While European and U.S. money managers are expanding their commodities businesses, investors interested in long-only strategies could have a tough search ahead.
High-quality commodities managers are hard to find, especially active long-only ones, because there aren't that many people who have done commodities trading, consultants and hedge fund-of-funds managers say.
Some consultants count fewer than a dozen active discretionary commodities strategies they recommend to clients, and growth of commodity trading hedge fund strategies is also limited by the number of experienced traders.
Also, active and hedge fund commodity strategies can have fairly low capacity constraints, depending on which commodities they focus on, and might have to close to new business. That further cuts the number of opportunities to investors.
“It is an emerging sector and we have to remember that there are few enough players who have real depth and a long history of investing in commodities,” said Aoifinn Devitt, principal at alternatives consultant Clontarf Capital, London.
Plus, managers who are new to the strategies have a difficult time because of their background in equity and fixed-income management, said David Mooney, co-head of investment and commodities portfolio manager at NewFinance Capital LLP, London. NewFinance runs £1.6 billion ($2.4 billion) in institutional hedge fund-of-fund commodity assets.
“It doesn't come naturally to most commodity traders to go long-only,” said Mr. Mooney. “You can't rebrand yourself and say, "Last week I was trading government bonds and now I'm trading oil futures.' Such a manager would lack any credibility.”
Since Jan. 1, new commodities strategies have been launched by: Hermes Fund Managers Ltd., Threadneedle Asset Management Ltd. and Duet Asset Management., all of London; as well as Informed Portfolio Management AB, Stockholm; and Anchor Point Capital LLC, Coral Gables, Fla.
The dearth of high-quality competitors leads officials at Hermes to believe they will attract assets quickly in their three commodities strategies — index, index-plus and alpha. The strategies, developed years ago for Hermes' owner and biggest client, the £34.1 billion BT Pension Scheme, London, have been offered to third-party institutional investors starting this year.
In March, Hermes and Deutsche Bank launched enhanced beta and absolute return commodities offerings aimed at institutional investors.
Hermes, which had £1.7 billion in commodities as of March 31, rolled out its first strategy, an index approach, in 2005.
Index strategies were the first port of call for many institutional investors dipping into commodities; however, they're largely being abandoned for active and hedge fund strategies now, experts say.Institutional investors that began using indexed strategies in commodities have largely abandoned them for active and hedge fund and fund-of-fund strategies. Most investors new to commodities are skipping over index strategies entirely, the experts add.

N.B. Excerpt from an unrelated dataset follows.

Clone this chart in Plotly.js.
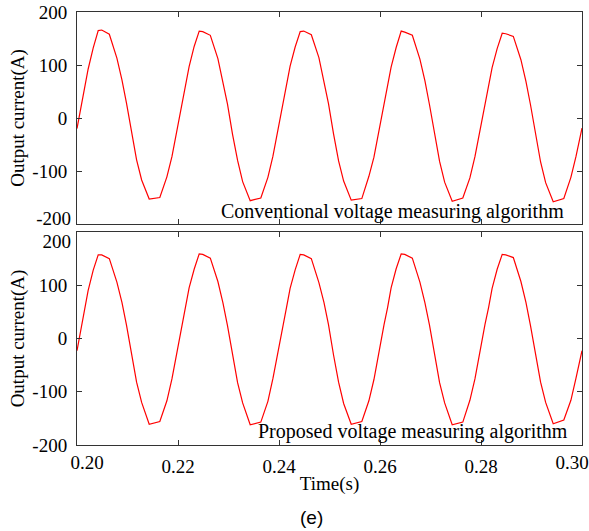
<!DOCTYPE html>
<html>
<head>
<meta charset="utf-8">
<script src="https://cdn.plot.ly/plotly-3.0.1.min.js"></script>
<style>html,body{margin:0;padding:0;background:#fff;}#chart{width:589px;height:531px;}</style>
</head>
<body>
<div id="chart"></div>
<script>
// Time samples (s)
const time = [
  0.2000, 0.2003, 0.2008, 0.2015, 0.2022, 0.2032, 0.2042, 0.2049, 0.2064, 0.2079, 0.2089, 0.2098, 0.2108, 0.2118, 0.2128, 0.2143, 0.2164, 0.2178, 0.2188, 0.2197,
  0.2200, 0.2203, 0.2208, 0.2215, 0.2222, 0.2232, 0.2242, 0.2249, 0.2264, 0.2279, 0.2289, 0.2298, 0.2308, 0.2318, 0.2328, 0.2343, 0.2364, 0.2378, 0.2388, 0.2397,
  0.2400, 0.2403, 0.2408, 0.2415, 0.2422, 0.2432, 0.2442, 0.2449, 0.2464, 0.2479, 0.2489, 0.2498, 0.2508, 0.2518, 0.2528, 0.2543, 0.2564, 0.2578, 0.2588, 0.2597,
  0.2600, 0.2603, 0.2608, 0.2615, 0.2622, 0.2632, 0.2642, 0.2649, 0.2664, 0.2679, 0.2689, 0.2698, 0.2708, 0.2718, 0.2728, 0.2743, 0.2764, 0.2778, 0.2788, 0.2797,
  0.2800, 0.2803, 0.2808, 0.2815, 0.2822, 0.2832, 0.2842, 0.2849, 0.2864, 0.2879, 0.2889, 0.2898, 0.2908, 0.2918, 0.2928, 0.2943, 0.2964, 0.2978, 0.2988, 0.2997,
  0.3000
];
// Output current (A), conventional algorithm
const currentConventional = [
  -20, -5, 20, 54, 92, 132, 165, 166, 158, 113, 72, 28, -29, -79, -117, -153, -150, -111, -73, -27,
  -12, 3, 28, 60, 97, 135, 164, 163, 156, 112, 70, 26, -31, -80, -120, -156, -151, -112, -72, -26,
  -11, 4, 29, 61, 98, 134, 163, 164, 157, 114, 71, 27, -30, -81, -119, -155, -152, -110, -74, -28,
  -13, 2, 27, 59, 96, 133, 164, 162, 156, 111, 70, 25, -31, -82, -121, -157, -151, -113, -73, -27,
  -12, 3, 27, 58, 95, 131, 160, 159, 154, 110, 69, 25, -32, -83, -122, -158, -152, -112, -73, -32,
  -19
];
// Output current (A), proposed algorithm
const currentProposed = [
  -23, -8, 18, 52, 90, 128, 157, 157, 150, 106, 68, 25, -32, -82, -120, -161, -156, -117, -76, -29,
  -14, 1, 26, 58, 95, 130, 159, 158, 151, 107, 67, 24, -33, -83, -121, -162, -157, -118, -75, -28,
  -13, 2, 27, 59, 94, 129, 158, 157, 150, 105, 68, 26, -31, -82, -122, -161, -156, -117, -77, -29,
  -14, 1, 26, 58, 95, 131, 159, 158, 151, 106, 67, 25, -32, -83, -121, -162, -157, -116, -76, -28,
  -13, 2, 27, 58, 94, 130, 158, 157, 152, 107, 68, 24, -33, -82, -120, -160, -153, -116, -75, -36,
  -23
];
const yTickVals = [-200, -100, 0, 100, 200];
const yTickTextUpper = ["", "-100", "0", "100", "200"];
const yTickTextLower = ["-200", "-100", "0", "100", ""];
const xTickVals = [0.20, 0.22, 0.24, 0.26, 0.28, 0.30];
const xTickText = ["", "0.22", "0.24", "0.26", "0.28", ""];
const xFirstLabel = "0.20";
const xLastLabel = "0.30";
const panelLabels = ["Conventional voltage measuring algorithm", "Proposed voltage measuring algorithm"];
const yTitle = "Output current(A)";
const xTitle = "Time(s)";
const caption = "(e)";

const serif = '"Liberation Serif", "Times New Roman", serif';
const tickFont = {family: serif, size: 19, color: '#000'};
const axisCommon = {
  showline: true, mirror: 'ticks', linecolor: '#333', linewidth: 1,
  ticks: 'inside', ticklen: 5, tickcolor: '#333', tickwidth: 1,
  showgrid: false, zeroline: false, tickfont: tickFont
};
const labelOnly = {showline: false, ticks: '', showgrid: false, zeroline: false, tickmode: 'array',
  tickfont: tickFont, ticklabeloverflow: 'allow'};
const xRange = [0.2, 0.3];
const yRange = [-200, 200];

const traces = [
  {x: time, y: currentConventional, xaxis: 'x', yaxis: 'y', type: 'scatter', mode: 'lines',
   line: {color: '#ff0000', width: 1.2}, showlegend: false, hoverinfo: 'skip'},
  {x: time, y: currentProposed, xaxis: 'x2', yaxis: 'y2', type: 'scatter', mode: 'lines',
   line: {color: '#ff0000', width: 1.2}, showlegend: false, hoverinfo: 'skip'},
  // empty traces so the label-only overlay axes get drawn
  {x: [], y: [], xaxis: 'x', yaxis: 'y3', type: 'scatter', mode: 'lines', showlegend: false, hoverinfo: 'skip'},
  {x: [], y: [], xaxis: 'x2', yaxis: 'y4', type: 'scatter', mode: 'lines', showlegend: false, hoverinfo: 'skip'},
  {x: [], y: [], xaxis: 'x3', yaxis: 'y2', type: 'scatter', mode: 'lines', showlegend: false, hoverinfo: 'skip'},
  {x: [], y: [], xaxis: 'x4', yaxis: 'y2', type: 'scatter', mode: 'lines', showlegend: false, hoverinfo: 'skip'}
];

const layout = {
  width: 589, height: 531,
  margin: {l: 77, r: 7, t: 12, b: 86},
  paper_bgcolor: '#fff', plot_bgcolor: '#fff',
  showlegend: false,
  xaxis: Object.assign({}, axisCommon, {anchor: 'y', range: xRange, tickmode: 'array',
    tickvals: xTickVals, ticktext: xTickText, showticklabels: false}),
  yaxis: Object.assign({}, axisCommon, {anchor: 'x', domain: [0.5104, 1], range: yRange,
    tickmode: 'array', tickvals: yTickVals, ticktext: yTickTextUpper, ticklabelstandoff: 5,
    title: {text: yTitle, font: {family: serif, size: 19, color: '#000'}, standoff: 2}}),
  // label-only axis carrying the nudged "-200" label of the upper panel
  yaxis3: Object.assign({}, labelOnly, {overlaying: 'y', anchor: 'x', side: 'left', range: yRange,
    tickvals: [yTickVals[0]], ticktext: [yTickTextLower[0]], ticklabelstandoff: 5, ticklabelshift: -6}),
  xaxis2: Object.assign({}, axisCommon, {anchor: 'y2', range: xRange, tickmode: 'array',
    tickvals: xTickVals, ticktext: xTickText, ticklabelstandoff: 4,
    title: {text: xTitle, font: {family: serif, size: 19, color: '#000'}, standoff: 0}}),
  // label-only axes carrying the nudged first/last time labels
  xaxis3: Object.assign({}, labelOnly, {overlaying: 'x2', anchor: 'y2', side: 'bottom', range: xRange,
    tickvals: [xTickVals[0]], ticktext: [xFirstLabel], ticklabelstandoff: 4, ticklabelshift: 10}),
  xaxis4: Object.assign({}, labelOnly, {overlaying: 'x2', anchor: 'y2', side: 'bottom', range: xRange,
    tickvals: [xTickVals[5]], ticktext: [xLastLabel], ticklabelstandoff: 4, ticklabelshift: -10}),
  yaxis2: Object.assign({}, axisCommon, {anchor: 'x2', domain: [0, 0.4919], range: yRange,
    tickmode: 'array', tickvals: yTickVals, ticktext: yTickTextLower, ticklabelstandoff: 5,
    title: {text: yTitle, font: {family: serif, size: 19, color: '#000'}, standoff: 2}}),
  // label-only axis carrying the nudged "200" label of the lower panel
  yaxis4: Object.assign({}, labelOnly, {overlaying: 'y2', anchor: 'x2', side: 'left', range: yRange,
    tickvals: [yTickVals[4]], ticktext: [yTickTextUpper[4]], ticklabelstandoff: 5, ticklabelshift: 9}),
  annotations: [
    {text: panelLabels[0], xref: 'x domain', yref: 'y domain', x: 0.968, y: 0.06,
     xanchor: 'right', yanchor: 'middle', showarrow: false,
     font: {family: serif, size: 20, color: '#000'}},
    {text: panelLabels[1], xref: 'x2 domain', yref: 'y2 domain', x: 0.976, y: 0.062,
     xanchor: 'right', yanchor: 'middle', showarrow: false,
     font: {family: serif, size: 20, color: '#000'}},
    {text: caption, xref: 'paper', yref: 'paper', x: (311 - 77) / 505, y: -(517 - 445) / 433,
     xanchor: 'center', yanchor: 'middle', showarrow: false,
     font: {family: '"Liberation Sans", Arial, sans-serif', size: 19, color: '#000'}}
  ]
};

Plotly.newPlot('chart', traces, layout, {displayModeBar: false, staticPlot: true});
</script>
</body>
</html>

Passive players used to creating stock and bond index funds have found commodity index strategies aren't as simple to run, said Jason Lejonvarn, director, commodities, at Hermes. “What they've found is that the infrastructure, the tools and even the concepts are not the same as with passive equities, for example.”
Index strategies are actually far from being passive, with the entire portfolio turned over every month.